Nach 1968 wurde das Hermann-Stadtmodell durch ein genaues Modell der Oberen Vorstadt im 19. Jahrhundert ergänzt.

Kommen wir nun wieder zu Stephan Ludwig Roth zurück. Dieser hatte zu seinen Lebzeiten viele gute Beziehungen zu Kronstadt, besonders zum Buchdrucker Johann Gött (1810 – 1888), bei dem er die meisten seiner Schriften drucken ließ. So ist es nur recht und billig, dass auch heute eine Straße in Kronstadt seinen Namen trägt.
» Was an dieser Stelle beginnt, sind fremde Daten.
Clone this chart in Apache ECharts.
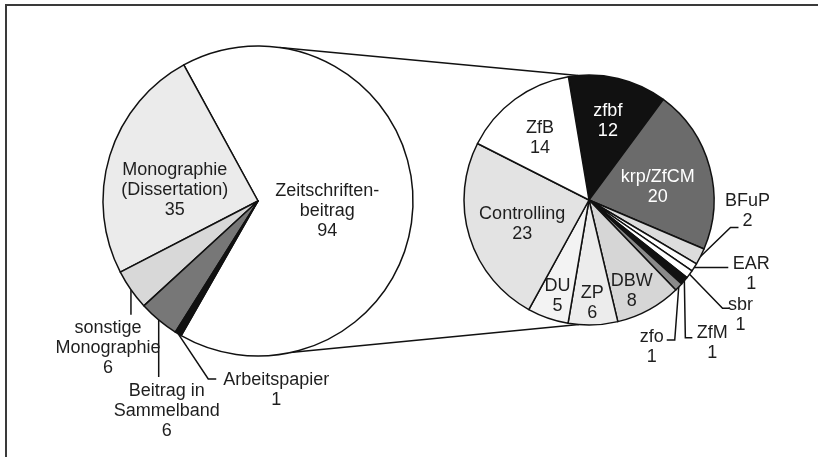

Bei der neuen Benennung der Straßen in Kronstadt im Jahre 1938 erhielt eine kleine Gasse auf der Johannes-Wiese (Jantschiwiese) in der Blumenau südlich der Brunnengasse (heute Bulevardul 15 Noiembrie) den Namen Stephan Ludwig Roth. Im „Stalinstadt“ von 1950 hatte jedoch dieser Name keinen Platz mehr und wurde durch den Namen des rumänischen Schriftstellers Ion Păun-Pincio (1868 – 1895) ersetzt, der mit Kronstadt nichts zu tun hat.
Die Gasse heißt auch heute noch so.

Im November 1990 wurde auf Initiative von Architekt Günther Schuller (1904 – 1995) dem früheren Schulgäßchen zwischen dem Stadtpfarrhaus und der alten Knabenvolksschule der Name Stephan Ludwig Roth verliehen. Die Gasse hatte von 1938 – 1948 den Namen Herfurth-Gasse, nach dem Stadtpfarrer (1908 – 1922) Dr. Franz Herfurth (1853 – 1922), danach hieß die Gasse bis 1990 „Poet D(umitru) T(heodor) Neculuţă“ (1859 – 1904), der ebenfalls nichts mit Kronstadt zu tun hatte.